Short task: Exactly repeat the material, dropping only the pictures.

━━━━━ Dataset content

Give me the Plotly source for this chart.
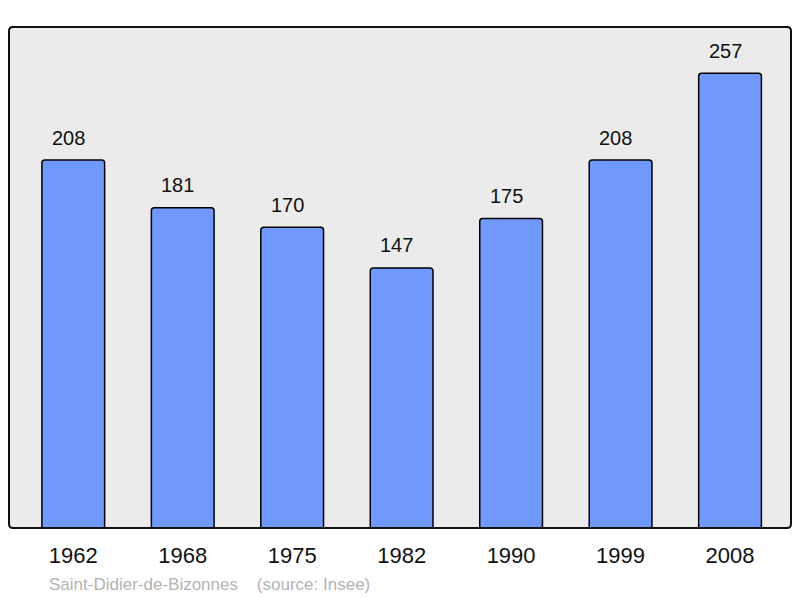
import plotly.graph_objects as go

years = ["1962", "1968", "1975", "1982", "1990", "1999", "2008"]
population = [208, 181, 170, 147, 175, 208, 257]
caption = "Saint-Didier-de-Bizonnes    (source: Insee)"

W, H = 800, 598
ML, MR, MT, MB = 9, 9, 27, 70
pw, ph = W - ML - MR, H - MT - MB

fig = go.Figure()
fig.add_trace(go.Bar(
    x=list(range(len(years))), y=population,
    width=0.573,
    marker=dict(color="#7099ff", line=dict(color="#000000", width=1.5), cornerradius=3),
    hoverinfo="skip",
))

for i, v in enumerate(population):
    fig.add_annotation(x=i, y=v, text=str(v), showarrow=False, yanchor="bottom",
                       yshift=9.5, xshift=-5,
                       font=dict(size=20, color="#111111", family="Liberation Sans, Arial, sans-serif"))

fig.add_annotation(xref="paper", yref="paper", x=(47 - ML) / pw, y=-(584 - (MT + ph)) / ph,
                   xanchor="left", yanchor="middle", text=caption, showarrow=False,
                   font=dict(size=17, color="#b3b3b3", family="Liberation Sans, Arial, sans-serif"))

# rounded border
rx, ry = 4 / pw, 4 / ph
path = (f"M {rx},0 L {1-rx},0 Q 1,0 1,{ry} L 1,{1-ry} Q 1,1 {1-rx},1 "
        f"L {rx},1 Q 0,1 0,{1-ry} L 0,{ry} Q 0,0 {rx},0 Z")
fig.add_shape(type="path", xref="paper", yref="paper", path=path,
              line=dict(color="#111111", width=2), layer="above")

fig.update_layout(
    width=W, height=H,
    margin=dict(l=ML, r=MR, t=MT, b=MB, pad=0),
    paper_bgcolor="#ffffff", plot_bgcolor="#ebebeb",
    showlegend=False,
    font=dict(family="Liberation Sans, Arial, sans-serif"),
    xaxis=dict(range=[-0.587, 6.557], tickmode="array", tickvals=list(range(len(years))),
               ticktext=years, showgrid=False, zeroline=False, showline=False,
               ticks="outside", ticklen=8, tickcolor="rgba(0,0,0,0)",
               tickfont=dict(size=22, color="#111111")),
    yaxis=dict(range=[0, 283.2], showgrid=False, zeroline=False, showticklabels=False, showline=False),
)

fig.write_html("out.html", config={"displayModeBar": False},
               post_script="document.body.style.margin='0';document.body.style.overflow='hidden';")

━━━━━━━━━━

Task output:
Give me the Plotly source for this chart.
import plotly.graph_objects as go

years = ["1962", "1968", "1975", "1982", "1990", "1999", "2008"]
population = [208, 181, 170, 147, 175, 208, 257]
caption = "Saint-Didier-de-Bizonnes    (source: Insee)"

W, H = 800, 598
ML, MR, MT, MB = 9, 9, 27, 70
pw, ph = W - ML - MR, H - MT - MB

fig = go.Figure()
fig.add_trace(go.Bar(
    x=list(range(len(years))), y=population,
    width=0.573,
    marker=dict(color="#7099ff", line=dict(color="#000000", width=1.5), cornerradius=3),
    hoverinfo="skip",
))

for i, v in enumerate(population):
    fig.add_annotation(x=i, y=v, text=str(v), showarrow=False, yanchor="bottom",
                       yshift=9.5, xshift=-5,
                       font=dict(size=20, color="#111111", family="Liberation Sans, Arial, sans-serif"))

fig.add_annotation(xref="paper", yref="paper", x=(47 - ML) / pw, y=-(584 - (MT + ph)) / ph,
                   xanchor="left", yanchor="middle", text=caption, showarrow=False,
                   font=dict(size=17, color="#b3b3b3", family="Liberation Sans, Arial, sans-serif"))

# rounded border
rx, ry = 4 / pw, 4 / ph
path = (f"M {rx},0 L {1-rx},0 Q 1,0 1,{ry} L 1,{1-ry} Q 1,1 {1-rx},1 "
        f"L {rx},1 Q 0,1 0,{1-ry} L 0,{ry} Q 0,0 {rx},0 Z")
fig.add_shape(type="path", xref="paper", yref="paper", path=path,
              line=dict(color="#111111", width=2), layer="above")

fig.update_layout(
    width=W, height=H,
    margin=dict(l=ML, r=MR, t=MT, b=MB, pad=0),
    paper_bgcolor="#ffffff", plot_bgcolor="#ebebeb",
    showlegend=False,
    font=dict(family="Liberation Sans, Arial, sans-serif"),
    xaxis=dict(range=[-0.587, 6.557], tickmode="array", tickvals=list(range(len(years))),
               ticktext=years, showgrid=False, zeroline=False, showline=False,
               ticks="outside", ticklen=8, tickcolor="rgba(0,0,0,0)",
               tickfont=dict(size=22, color="#111111")),
    yaxis=dict(range=[0, 283.2], showgrid=False, zeroline=False, showticklabels=False, showline=False),
)

fig.write_html("out.html", config={"displayModeBar": False},
               post_script="document.body.style.margin='0';document.body.style.overflow='hidden';")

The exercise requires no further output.